While attempting to flee to safety, Evaine is stunned by the feeling of Rhys' death. Accompanied by her nephew, Ansel MacRorie, she travels to Trurill to retrieve her eldest son. However, the Regents' forces have reached the castle first, and Evaine and Ansel discover a scene of barbarous destruction. The castle is burned and nearly all the occupants are dead, including Evaine's son. The deaths of her husband and her son send Evaine into premature labor and she soon gives birth to her second daughter, Jerusha. Nonetheless, Evaine and Ansel manage to evade pursuit and reach safety.
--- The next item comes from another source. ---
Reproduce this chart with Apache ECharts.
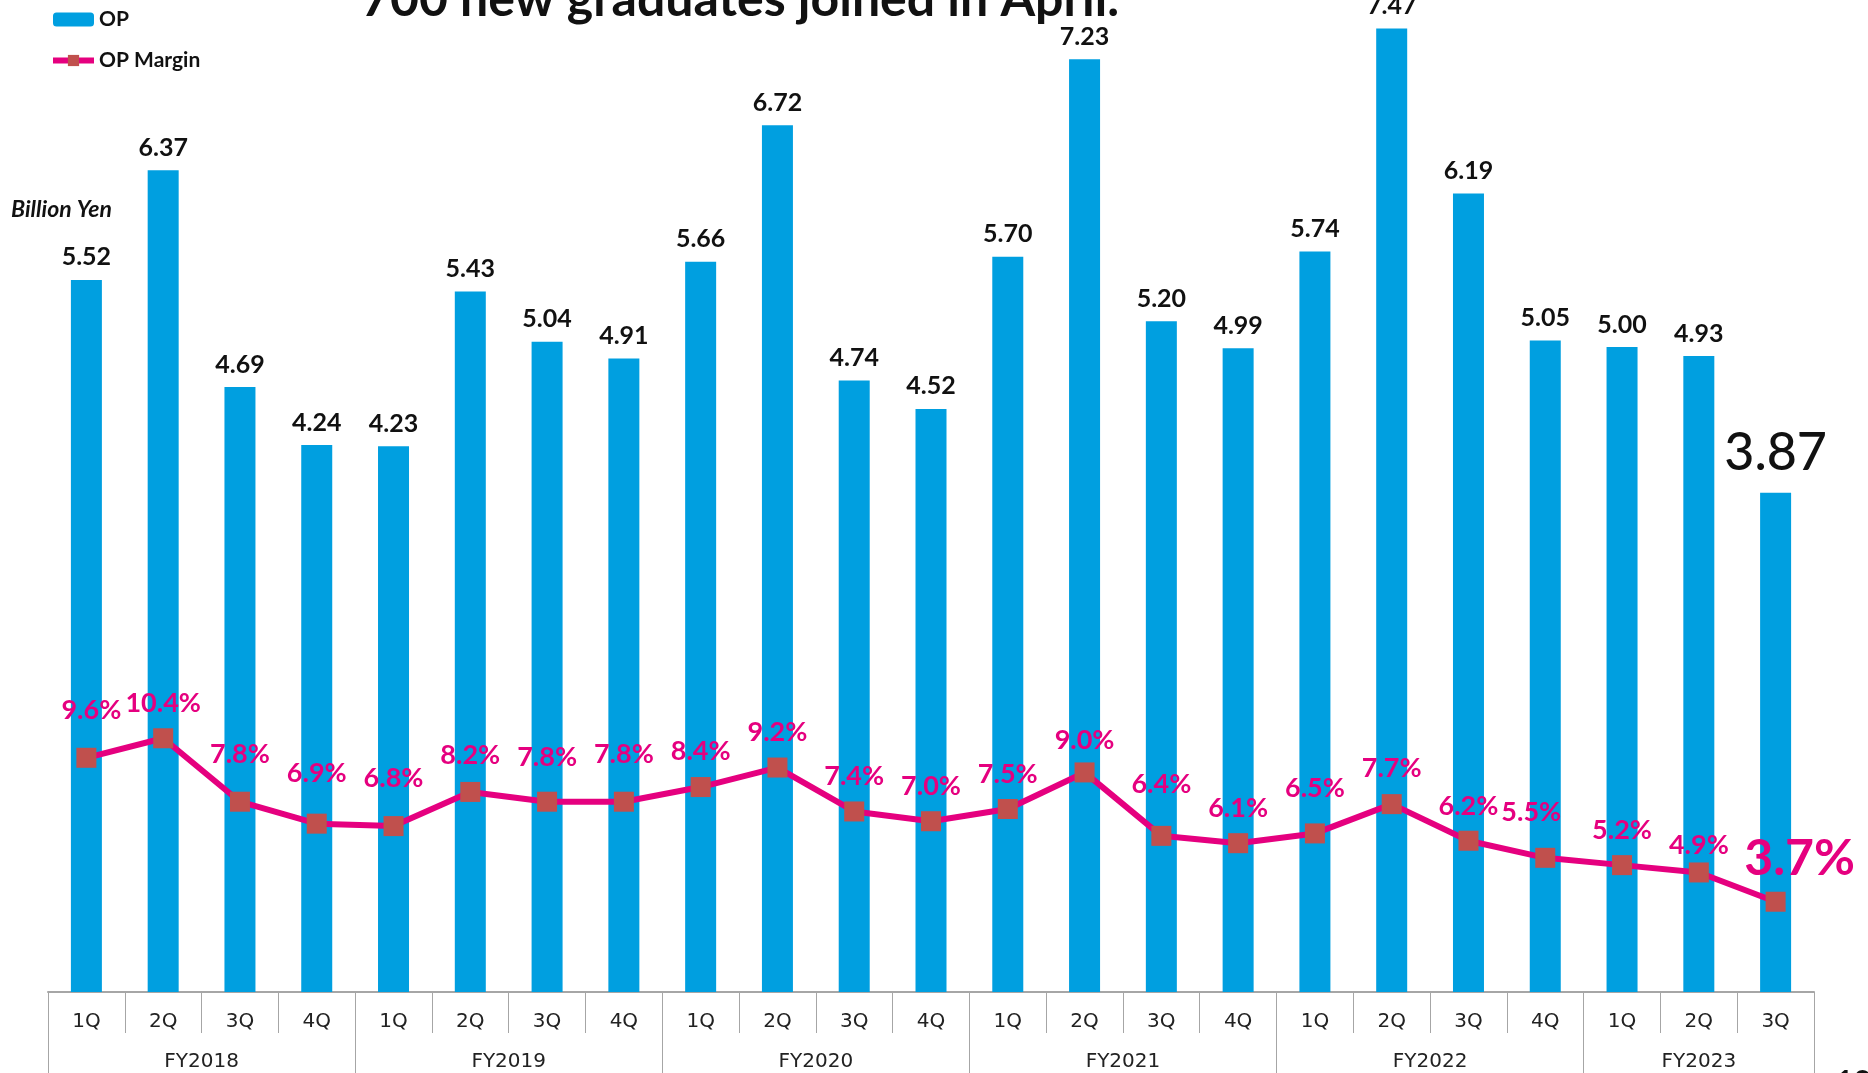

Shortly after the beginning of the new year, Camber and Jebediah travel to rendezvous with Evaine, Ansel, and Joram. Despite their attempts to remain incognito, they are recognized by several of the Regents' men, who soon attempt to capture the pair. Camber and Jebediah are sorely wounded in the fight, and Jebediah quickly succumbs to his injuries. As he lies bleeding in the snow, Camber ponders his past and his powers, remembering a dangerous spell that may enable him to elude death once again. Weakened and dying, he decides to cast one final spell. Later, as Evaine and Joram gaze the body of their father, they notice the odd shape of his hands, and they wonder aloud if there might still be a way for Camber MacRorie to live.

Characters in Camber the Heretic[edit]

Awards and nominations[edit]

In 1982, Camber the Heretic was ranked 6th in an annual poll of fantasy novels by Locus magazine readers, placing it between Robert Stallman's The Captive and F. Paul Wilson's The Keep. The poll was won by Gene Wolfe's The Claw of the Conciliator. At the time, it was the highest ranking for a Deryni novel in the annual poll, though Kurtz' The King's Justice would later rank sixth in the 1986 poll.

At Fool*Con V, a science fiction and fantasy convention held in Kansas City in April 1982, the fans selected Camber the Heretic as the winner of the coveted Balrog Award for fantasy novels. The other finalists for the award were Piers Anthony's Centaur Island, Stephen King's Cujo, F. Paul Wilson's The Keep, and John Crowley's Little, Big.